With the first decade of the internet fully integrated into our lives and industry, it seems natural, for example that we completed simple tasks like ordering food and beverage online, both as operators and customers. Spelling checks and Wiki-searches help a restaurant look smarter by avoiding erroneous references, one of my pet peeves. And thick, out of date product catalogs were replaced with PDF files that saved loads of time, reams of paper and allowed for restaurants to stay more current.
Finally, I include blogging in this category, because when a site like Foodie Blogroll, for example, boasts 5000 different blogs to date, all dedicated to the love of food, it's no longer a fad, it's a trend. Sure, that's a lot of opinions, but there is an equal amount of passion among food and wine bloggers. And there tends to be a lot more honesty in writing when the survival of a blog isn't dependent on revenue. (At least, not yet, anyway.) It may have been partially responsible for the death of Gourmet Magazine, but such is change.
9. Culinary Crusaders
When I saw the film Supersize Me! it made me physically ill. Morgan Spurlock's project of eating nothing but food from McDonald's for 30 days and nights was a much needed wake-up call for a super-sized America. His health deteriorated right before our very eyes just from maintaining a steady diet of the world's most popular fast food. Simply put- had he continued his experiment, it would have killed him.
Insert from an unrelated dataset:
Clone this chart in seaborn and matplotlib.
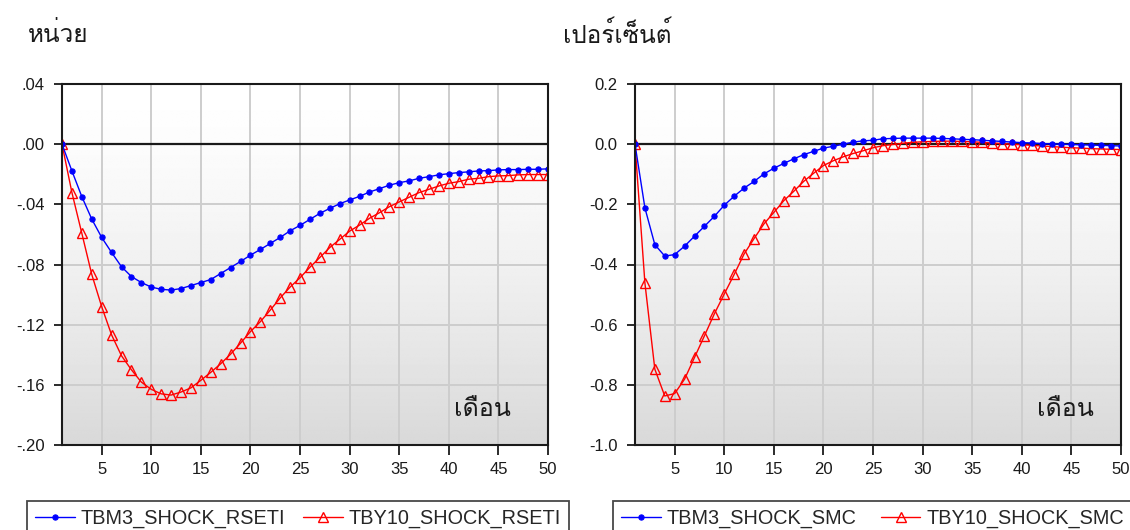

Blue Hill chef Dan Barber began to flex his prodigious talent as a writer and helped bring awareness to growing the Farm to Table movement. Blue Hill in Pocantico Hills, New York became a model for full sustainability in a restaurant. Frequent editorials in the Opinion pages of the New York Times gave the little guys in farming and community supported agriculture (csa) programs the much needed attention it took to make three of the previously mentioned trends possible.
And, then there's Michael Pollan. Pollan's The Omnivore's Dilemma and In Defense of Food also got early exposure on the pages of the Times, but soon these writings became required reading for a new generation of cooks and chefs who felt more connected to the earth than The Food Network. Best sellers, these books questioned not just what we ate, but how much and where it came from. He made us stare long in the mirror about where we were headed as a nation and the way we ate.
10. The Food Network.
It's the one I love to hate. It's become such an integral part of how we are entertained, how we view the profession of cooking, how we cook at home, what we buy, what we eat, and how we entertain. I've made it known I'm not a fan of The Food Network, but like it or not, in the last 10 years, they've been one of the largest influences on dining industry in the US. Now if we could only get them to see the previous 9 items.